Sias ran unsuccessfully for Congress in 2010 and the state Senate in ’12 and ’14 before being selected by a Republican vacancy committee to complete the statehouse term of Libby Szabo in 2015. He then was then elected to that seat (HD27) in 2016, before joining Walker Stapleton’s losing gubernatorial ticket in 2018.
“The treasurer can use its bully pulpit of that office to weigh in,” Sias said. “We face a real affordability crisis here. In the treasurer’s office itself, we’ve seen an increase of full-time employees jump 50% in three years. I will take a close look at why the increase.”
In 2020, the Legislature passed a budget that added five positions to the treasury office to help administer Colorado’s new retirement program.
“The Legislature controls the money,” Young said. “They say, ‘These are the policies; here’s the money.’ The executive branch’s [Treasurer’s] job is to make it happen. We take the charge seriously. We follow the law, and hire people to implement it. We don’t just hire without approval.”
Sias and Young also disagree on TABOR, a law that limits the amount of revenue that the state can retain and spend. TABOR requires that surplus revenue above a certain cap must be returned to taxpayers.

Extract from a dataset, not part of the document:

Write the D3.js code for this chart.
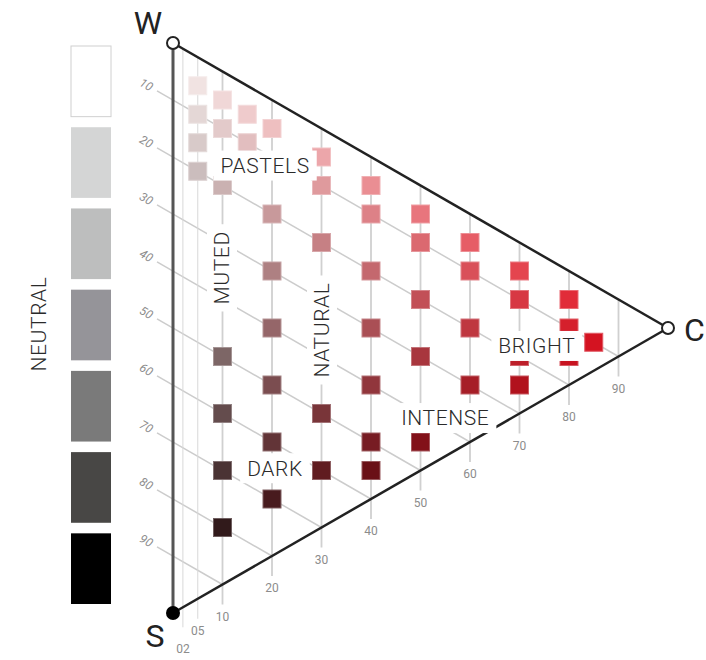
<!DOCTYPE html>
<html>
<head>
	<title>Colour Triangle</title>
	<meta charset="utf-8">
	<script src="https://cdn.jsdelivr.net/npm/d3@7"></script>
	<style>
		body { margin: 0; background: #fff; }
		svg { display: block; font-family: Roboto, "Open Sans", sans-serif; }
	</style>
</head>
<body>
	<div id="chartDiv"></div>
	<script>

		// grid ticks
		const chromaTicks = [2, 5, 10, 20, 30, 40, 50, 60, 70, 80, 90];
		const blackTicks = [10, 20, 30, 40, 50, 60, 70, 80, 90];

		// colour samples (chromaticness / blackness, NCS style)
		const sampleChroma = [5, 5, 5, 5,
			10, 10, 10, 10, 10, 10, 10,
			15, 15,
			20, 20, 20, 20, 20, 20, 20,
			30, 30, 30, 30, 30,
			40, 40, 40, 40, 40, 40, 40,
			50, 50, 50, 50, 50,
			60, 60, 60, 60,
			70, 70, 70, 70,
			80, 80, 80,
			85];
		const sampleBlack = [5, 10, 15, 20,
			5, 10, 20, 50, 60, 70, 80,
			5, 10,
			5, 20, 30, 40, 50, 60, 70,
			5, 10, 20, 50, 60,
			5, 10, 20, 30, 40, 50, 55,
			5, 10, 20, 30, 45,
			5, 10, 20, 30,
			5, 10, 20, 25,
			5, 10, 15,
			10];

		// neutral scale on the left
		const neutralGreys = ['#ffffff', '#d4d5d5', '#bdbebe', '#959499', '#7a7a7a', '#484745', '#000000'];

		// zone names
		const zoneNames = ['PASTELS', 'MUTED', 'NATURAL', 'BRIGHT', 'INTENSE', 'DARK'];

		// layout: where each zone name sits in triangle coords, and its rotation
		const zoneLayout = {
			PASTELS: { c: 18.6, s: 12.2, rot: 0 },
			MUTED: { c: 9.9, s: 34.5, rot: -90 },
			NATURAL: { c: 30.1, s: 35.3, rot: -90 },
			BRIGHT: { c: 73.5, s: 16.4, rot: 0 },
			INTENSE: { c: 55, s: 38.3, rot: 0 },
			DARK: { c: 20.6, s: 64.3, rot: 0 }
		};

		const width = 706, height = 660;
		const W = { x: 173, y: 43 }, S = { x: 173, y: 613 }, C = { x: 668, y: 328 };

		const svg = d3.select('#chartDiv').append('svg')
			.attr('width', width)
			.attr('height', height);

		// scales: chroma moves right (and down), blackness moves down
		const xScale = d3.scaleLinear().domain([0, 100]).range([W.x, C.x]);
		const sScale = d3.scaleLinear().domain([0, 100]).range([W.y, S.y]);
		const cShift = d3.scaleLinear().domain([0, 100]).range([0, C.y - W.y]);
		const px = (c, s) => [xScale(c), sScale(s) + cShift(c)];

		const hue = d3.rgb(234, 8, 24);
		const white = d3.rgb(255, 252, 250);
		const sampleColour = (c, s) => {
			const w = (100 - c - s) / 100;
			return d3.rgb(white.r * w + hue.r * c / 100, white.g * w + hue.g * c / 100, white.b * w + hue.b * c / 100);
		};

		const gridG = svg.append('g').attr('class', 'grid');
		const slope = (C.y - W.y) / (C.x - W.x);

		// blackness lines (parallel to W-C), running past the left edge
		blackTicks.forEach(s => {
			const a = px(0, s), b = px(100 - s, s);
			const ext = 16;
			gridG.append('line')
				.attr('x1', a[0] - ext).attr('y1', a[1] - ext * slope)
				.attr('x2', b[0]).attr('y2', b[1])
				.attr('stroke', '#cccccc').attr('stroke-width', 1.5);
			const lx = a[0] - 21, ly = a[1] - 21 * slope;
			gridG.append('text')
				.attr('transform', `translate(${lx},${ly}) rotate(30)`)
				.attr('text-anchor', 'end')
				.attr('dy', '0.35em')
				.attr('font-size', 12)
				.attr('font-style', 'italic')
				.attr('fill', '#8c8c8c')
				.text(s);
		});

		// chromaticness lines (vertical), running past the bottom edge
		chromaTicks.forEach(c => {
			const top = px(c, 0), bot = px(c, 100 - c);
			const minor = c < 10;
			gridG.append('line')
				.attr('x1', top[0]).attr('y1', top[1])
				.attr('x2', bot[0]).attr('y2', bot[1] + 20)
				.attr('stroke', minor ? '#d8d8d8' : '#d0d0d0')
				.attr('stroke-width', minor ? 1 : 1.8);
			gridG.append('text')
				.attr('x', bot[0])
				.attr('y', bot[1] + (c < 5 ? 41 : 32))
				.attr('dy', '0.35em')
				.attr('text-anchor', 'middle')
				.attr('font-size', 12)
				.attr('fill', '#8c8c8c')
				.text(d3.format('02d')(c));
		});

		// triangle edges
		const edgeG = svg.append('g');
		edgeG.append('line')
			.attr('x1', W.x).attr('y1', W.y).attr('x2', S.x).attr('y2', S.y)
			.attr('stroke', '#555').attr('stroke-width', 3);
		edgeG.append('line')
			.attr('x1', W.x).attr('y1', W.y).attr('x2', C.x).attr('y2', C.y)
			.attr('stroke', '#222').attr('stroke-width', 2.5);
		edgeG.append('line')
			.attr('x1', S.x).attr('y1', S.y).attr('x2', C.x).attr('y2', C.y)
			.attr('stroke', '#222').attr('stroke-width', 2.5);

		// colour samples
		const samples = sampleChroma.map((c, i) => ({ c: c, s: sampleBlack[i] }));
		const size = 18;
		svg.append('g').selectAll('rect')
			.data(samples)
			.enter().append('rect')
			.attr('x', d => px(d.c, d.s)[0] - size / 2)
			.attr('y', d => px(d.c, d.s)[1] - size / 2)
			.attr('width', size)
			.attr('height', size)
			.attr('fill', d => sampleColour(d.c, d.s))
			.attr('stroke', d => d3.interpolateRgb(sampleColour(d.c, d.s), '#ffffff')(0.3))
			.attr('stroke-width', 1);

		// zone labels with white boxes
		const zoneG = svg.append('g').selectAll('g')
			.data(zoneNames)
			.enter().append('g')
			.attr('transform', d => {
				const p = px(zoneLayout[d].c, zoneLayout[d].s);
				return `translate(${p[0]},${p[1]}) rotate(${zoneLayout[d].rot})`;
			});
		const zoneText = zoneG.append('text')
			.attr('text-anchor', 'middle')
			.attr('dy', '0.35em')
			.attr('font-size', 21)
			.attr('font-weight', 300)
			.attr('letter-spacing', 0.6)
			.attr('fill', '#2a2a2a')
			.text(d => d);
		zoneText.each(function () {
			const bb = this.getBBox();
			d3.select(this.parentNode).insert('rect', 'text')
				.attr('x', bb.x - 7).attr('y', -15)
				.attr('width', bb.width + 14).attr('height', 30)
				.attr('fill', '#fff');
		});

		// corners
		svg.append('circle').attr('cx', W.x).attr('cy', W.y).attr('r', 6)
			.attr('fill', '#fff').attr('stroke', '#222').attr('stroke-width', 2);
		svg.append('circle').attr('cx', C.x).attr('cy', C.y).attr('r', 6)
			.attr('fill', '#fff').attr('stroke', '#222').attr('stroke-width', 2);
		svg.append('circle').attr('cx', S.x).attr('cy', S.y).attr('r', 7)
			.attr('fill', '#000');

		const cornerFont = 32;
		svg.append('text').attr('x', 148).attr('y', 34).attr('text-anchor', 'middle')
			.attr('font-size', cornerFont).attr('fill', '#222').text('W');
		svg.append('text').attr('x', 155).attr('y', 647).attr('text-anchor', 'middle')
			.attr('font-size', cornerFont).attr('fill', '#222').text('S');
		svg.append('text').attr('x', 684).attr('y', 341)
			.attr('font-size', cornerFont).attr('fill', '#222').text('C');

		// neutral scale
		const nScale = d3.scaleBand().domain(d3.range(neutralGreys.length))
			.range([46, 604]).paddingInner(0.13);
		svg.append('g').selectAll('rect')
			.data(neutralGreys)
			.enter().append('rect')
			.attr('x', 71)
			.attr('y', (d, i) => nScale(i))
			.attr('width', 40)
			.attr('height', nScale.bandwidth())
			.attr('fill', d => d)
			.attr('stroke', (d, i) => i === 0 ? '#d0d0d0' : 'none');

		svg.append('text')
			.attr('transform', 'translate(39,324) rotate(-90)')
			.attr('text-anchor', 'middle')
			.attr('dy', '0.35em')
			.attr('font-size', 21)
			.attr('font-weight', 300)
			.attr('letter-spacing', 0.6)
			.attr('fill', '#2a2a2a')
			.text('NEUTRAL');

	</script>
</body>
</html>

In 2019, Young was a proponent of Proposition CC, which would have amended Colorado statues to allow the state government to keep all of the money it collects every year, beginning in the 2019-20 state budget year. It would have required that any money the government keeps over its existing revenue limit be spent for public schools, higher education, and transportation projects, rather than returned to taxpayers. The measure was defeated by 7%, and Colorado is now in the process of sending out refunds to taxpayers.
Gov. Jared Polis, a Democrat, signed a law this year to give rebates to individual taxpayers this summer, instead of waiting until spring 2023. The law also mandated that all taxpayers be given $750, instead of returning more money to wealthier taxpayers who paid more taxes.
“We created a cash-back program to get those refunds back earlier to people; we know people are struggling now,” Young said.
Sias claims Young is taking credit for fighting inflation with the refund, while voting for Proposition CC, and opposing TABOR refunds in general.
“TABOR has created problems,” Young said. “Our state budget is in crisis. We have the lowest salaries for teachers in the country. We are now losing teachers to other states, to the private sector. We don’t have the finances. Disabled people are not having their needs met. We’ve been in a downward slide for 30 years. I don’t want to spend money frivolously, but we need to meet essential needs and TABOR has not allowed us.”
Regardless of his view on TABOR’s financial impact on Colorado, Young says TABOR is in the Constitution and he takes the law seriously.
“The Colorado Legislature devised the [Cash-back] program, and I support it – to give people the refund back now, not next year,” he said.
Young is concerned that Sias would align himself with GOP state treasurers around the country and hurt Colorado.
For example, some Republican state treasurers across the country are trying to block efforts to combat climate change, by canceling public contracts or pulling investments from firms they deem to be moving away from fossil fuels. Sias has rejected action to stop climate in the past.
“If Sias wins and becomes treasurer, he too could join the ranks of these Republican treasurers across the country and cause real, lasting damage to the state of Colorado,” Young said.